Il est clair que ce qui se joue là concerne le mystère de l’Incarnation, de la nature de Jésus-Christ, Fils de Dieu, Sauveur, et non une curiosité mal placée qui ne sera jamais vérifiable, au demeurant, concernant l’intimité du couple Marie-Joseph. "Le propos de l’Eglise, à travers cette affirmation, n’est pas de décrire une réalité gynécologique mais bien de comprendre Marie dans le mystère du Christ." (6) Il s’agit, rappelons-le encore une fois, d’affirmer que Jésus est bien Fils de Dieu, c’est-à-dire de nature divine. "Il est réellement Dieu et réellement homme (…) il est Fils de Dieu et fils de l’homme." (7)

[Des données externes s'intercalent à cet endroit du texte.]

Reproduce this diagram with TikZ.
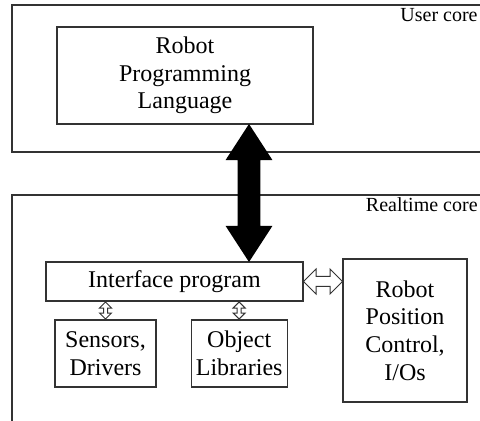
\documentclass[tikz,border=0pt]{standalone}
\usepackage{fontspec}
\setmainfont{Liberation Serif}
\usetikzlibrary{positioning,shapes.arrows}

\tikzset{
  block/.style={draw=black!80, line width=0.6pt, align=center, inner sep=2pt,
    font=\fontsize{12}{13.8}\selectfont},
  corelabel/.style={anchor=base east, inner sep=0pt, font=\fontsize{10}{12}\selectfont},
  frame/.style={draw=black!80, line width=0.6pt},
  bigarrow/.style={double arrow, sloped, fill=black, inner xsep=0pt, inner ysep=5.5pt,
    minimum width=23pt, double arrow head extend=6pt, double arrow tip angle=66,
    double arrow head indent=0pt, minimum height=#1},
  hollowarrow/.style={double arrow, sloped, draw=black!80, fill=white, line width=0.5pt,
    inner xsep=0pt, double arrow head indent=0pt, double arrow tip angle=90}
}

\begin{document}
\begin{tikzpicture}[x=0.5pt, y=-0.5pt]
  \useasboundingbox (0,0) rectangle (480,421);
  % core frames
  \draw[frame] (480,5) -| (12,152) -- (480,152);
  \draw[frame] (480,195) -| (12,421);
  \node[corelabel] (usercore) at (478,22) {User core};
  \node[corelabel] (rtcore) at (478,212) {Realtime core};
  % boxes
  \node[block, minimum width=128pt, minimum height=48.5pt] (rpl) at (185,75.5) {Robot\\Programming\\Language};
  \node[block, minimum width=128.5pt, minimum height=19.5pt] (iface) at (174.5,281.5) {Interface program};
  \node[block, minimum width=50.5pt, minimum height=33.5pt] (sens) at (105.5,353.5) {Sensors,\\Drivers};
  \node[block, minimum width=48pt, minimum height=33.5pt, right=17pt of sens] (obj) {Object\\Libraries};
  \node[block, minimum width=62pt, minimum height=71.5pt] (robot) at (405,330.5) {Robot\\Position\\Control,\\I/Os};
  % links
  \coordinate (axis) at (249,0);
  \path (axis |- rpl.south) -- node[bigarrow=69pt] (link) {} (axis |- iface.north);
  \path (iface.east) -- node[hollowarrow, minimum height=19.5pt, inner ysep=2.25pt,
    double arrow head extend=3.75pt] (ifrobot) {} (iface.east -| robot.west);
  \path (iface.south -| sens.north) -- node[hollowarrow, minimum height=8.5pt, inner ysep=0.75pt,
    double arrow head extend=2pt] (ifsens) {} (sens.north);
  \path (iface.south -| obj.north) -- node[hollowarrow, minimum height=8.5pt, inner ysep=0.75pt,
    double arrow head extend=2pt] (ifobj) {} (obj.north);
\end{tikzpicture}
\end{document}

De manière surprenante pour certains, c’est le théologien Joseph Ratzinger (futur pape Benoît XVI) qui va même plus loin lorsqu’il écrit: "La filiation divine de Jésus ne repose pas d’après la foi de l’Eglise, sur le fait que Jésus n’a pas eu de père humain; la doctrine de la divinité de Jésus ne serait pas remise, si Jésus était issu d’un mariage normal." (8) Il faut bien noter que Joseph Ratzinger ne suppose pas non plus que cette union physique a eu lieu. Il affirme que la question ne se situe absolument pas à ce niveau. Les meilleurs exégètes sont d’accord avec lui: "Notre propos n’est pas de spéculer ici sur les intentions que Marie aurait pu avoir de garder la virginité, voire du vœu qu’elle aurait pu émettre. C’est maintenant que le Seigneur agit par la puissance de l’Esprit-Saint." (9) Nous pouvons accueillir et vivre cette réalité aussi (le Seigneur qui agit par la puissance de l’Esprit dans notre aujourd’hui), à la manière pleine de confiance de Marie… et grâce à la question de nos grands enfants!

Luc Aerens

(1) Charles-Eric Haugel, 50 Clés pour comprendre Marie, Paris, Ed. Bayard, Revue Pèlerin Hors-série, p. 22.

(2) Charles Delhez et Jacques Vermeylen, Le Jésus des chrétiens, Namur, Ed. Fidélité, 2006, pp. 56-57.

(3) Odette Mainville, La conception de Jésus et le monde des conceptions extraordinaires, dans La Bible et sa culture. Tome 2 – Jésus et le Nouveau Testament, Paris, Ed. Desclée de Brouwer, p. 66.

(4) Jacques Vermeylen, 10 clés pour entrer dans la Bible, Paris, Ed. du Cerf, 1999, p. 203.

(5) Odette mainville, op. cit., p. 61.

(6) Charles-Eric Haugel, op. cit. p. 22.

(7) Karl Rahner et Herbert Vorgrimler, Petit dictionnaire de théologie catholique, Paris, Ed. du Seuil, 1970, pp. 238-239.

(8) Joseph Ratzinger, Foi chrétienne hier et aujourd’hui, Paris, Ed. Mame, 1969, p.192.

(9) Philippe Bossuyt et Rean radermakers, Jésus, Parole de la Grâce selon saint Luc, Bruxelles, Ed. Institut d’Etudes Théologiques, 1981, p. 103.